# Edexcel C4 Chapter 6 Integration L 34

Discussion in 'Mathematics' started by pipipi, May 17, 2011.

1. ### pipipi

I having a brain melt on this question.

For the second bit the solution shows sin^2 t cos t, to be integrated.
And the next line has the answer to this as sin^3 t .
It has gone a bit too fast for me to keep up there. Can anyone fill in the steps please?

2. ### KYPNew commenter

Hmm ... I think it should be (sin^3 t)/3. It's the inverse chain rule. cos t is the derivative of sin t, so (sin t)^3 differentiates to 3(sin t)^2 * cos t . Hard to explain in writing!

3. ### pipipi

Thanks KYP. The solution does have 1/3 as the coefficient but like you, I'm having trouble typing it correctly.
Will take a look at the inverse chain rule.
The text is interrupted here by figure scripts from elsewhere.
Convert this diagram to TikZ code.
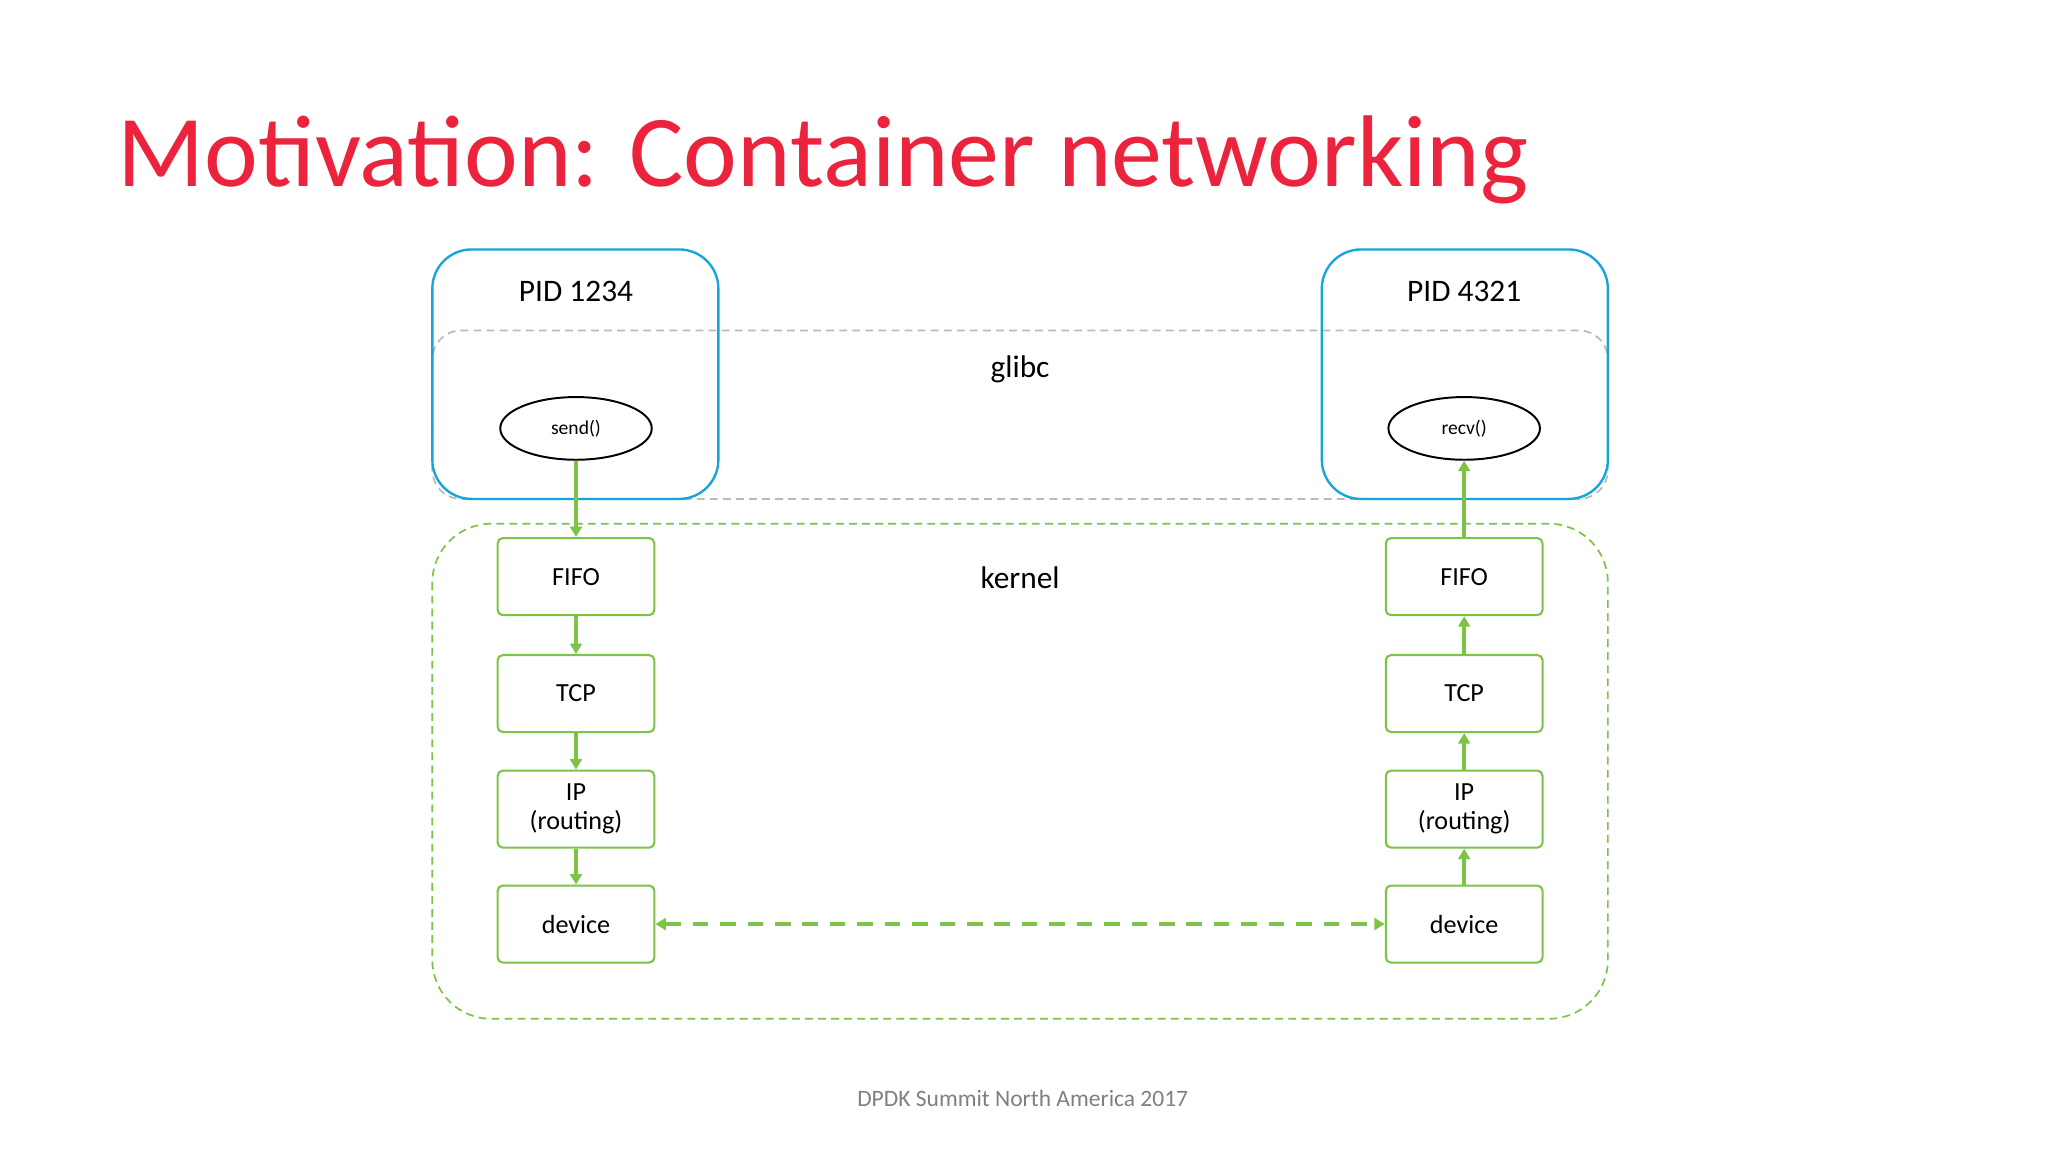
\documentclass[tikz,border=0pt]{standalone}
\usepackage{fontspec}
\setmainfont{Carlito}
\usetikzlibrary{arrows.meta}
\definecolor{ttl}{RGB}{235,35,60}
\definecolor{pid}{RGB}{20,165,220}
\definecolor{grn}{RGB}{125,195,70}
\definecolor{gl}{RGB}{185,185,185}
\tikzset{
 pidbox/.style={draw=pid,line width=1.8pt,rounded corners=30pt},
 layer/.style={draw=grn,line width=1.6pt,minimum width=120pt,minimum height=59pt,rounded corners=4pt,font=\fontsize{20}{24}\selectfont,align=center},
 fn/.style={draw=black,line width=1.5pt,ellipse,minimum width=116pt,minimum height=48pt,inner sep=0pt,font=\fontsize{15}{18}\selectfont},
 arr/.style={draw=grn,line width=3pt,-{Triangle[length=8pt,width=9pt]}},
 lbl/.style={font=\fontsize{24}{28}\selectfont}
}
\usetikzlibrary{shapes.geometric}
\begin{document}
\begin{tikzpicture}[x=1pt,y=-1pt]
\useasboundingbox (0,0) rectangle (1568,882);
\fill[white] (0,0) rectangle (1568,882);
\node[anchor=base west,text=ttl,inner sep=0pt,font=\fontsize{78}{90}\selectfont] (title) at (90,143) {Motivation: Container networking};
% glibc and kernel
\draw[gl,line width=1.3pt,dash pattern=on 6pt off 4pt,rounded corners=22pt] (331,253) rectangle (1231,382);
\node[lbl] (glibc) at (781,283) {glibc};
\draw[grn,line width=1.3pt,dash pattern=on 6pt off 4pt,rounded corners=45pt] (331,401) rectangle (1231,780);
\node[lbl] (kernel) at (781,442) {kernel};
% pid boxes
\draw[pidbox] (331,191) rectangle (550,382);
\draw[pidbox] (1012,191) rectangle (1231,382);
\node[lbl] (p1) at (441,223) {PID 1234};
\node[lbl] (p2) at (1121,223) {PID 4321};
\node[fn] (send) at (441,328) {send()};
\node[fn] (recv) at (1121,328) {recv()};
% layers
\foreach \s/\x in {L/441,R/1121}{
 \node[layer] (fifo\s) at (\x,441.5) {FIFO};
 \node[layer] (tcp\s) at (\x,531) {TCP};
 \node[layer] (ip\s) at (\x,619.5) {IP\\[-2pt](routing)};
 \node[layer] (dev\s) at (\x,707.5) {device};
}
\draw[arr] (send) -- (fifoL);
\draw[arr] (fifoL) -- (tcpL);
\draw[arr] (tcpL) -- (ipL);
\draw[arr] (ipL) -- (devL);
\draw[arr] (devR) -- (ipR);
\draw[arr] (ipR) -- (tcpR);
\draw[arr] (tcpR) -- (fifoR);
\draw[arr] (fifoR) -- (recv);
\draw[grn,line width=3pt,dash pattern=on 12pt off 9pt,{Triangle[length=8pt,width=9pt]}-{Triangle[length=8pt,width=9pt]}] (devL) -- (devR);
\node[text=gray,font=\fontsize{18}{22}\selectfont] (foot) at (783,841) {DPDK Summit North America 2017};
\end{tikzpicture}
\end{document}
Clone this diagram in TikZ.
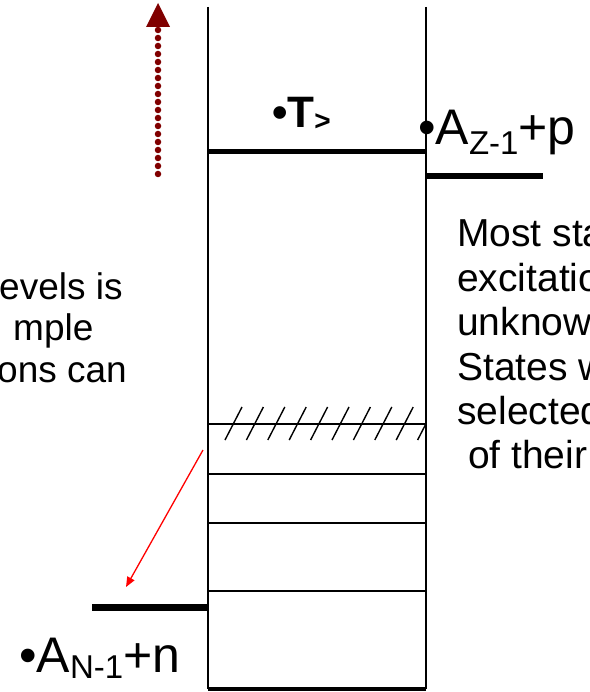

Thanks!

4. ### briceanusNew commenter

If still in doubt, use the substitution u = sin(t). Not forgetting to find the necessary replacement for dt in terms of du.
Bric

5. ### Betamale

sin^3x is written as often promoted as sinx(1-cos^2x) in C4 and sin^2x as 1/2(1-cos2x)

6. ### beedgeNew commenter

I think some of the responses to your question are a bit more techinical than they need to be. Particularly if you start integrating a product.
If you differentiate something like (sin x)^5 you get 5 (sinx)^4 cos x
So if you have to integrate (sin x)^2 cos x, then you need to recognise that this has come from (sin x)^3 differentiated - more or less.
Derrivative of (sin x)^3 = 3(sinx)^2 cos x
Therefore integral of (sinx)^2 cos x = 1/3 (sin x)^3
I think the textbooks do give a general form of integrating A(sinx)^n cos x - but it seems like one more formula to learn. I wouldn't bother with it.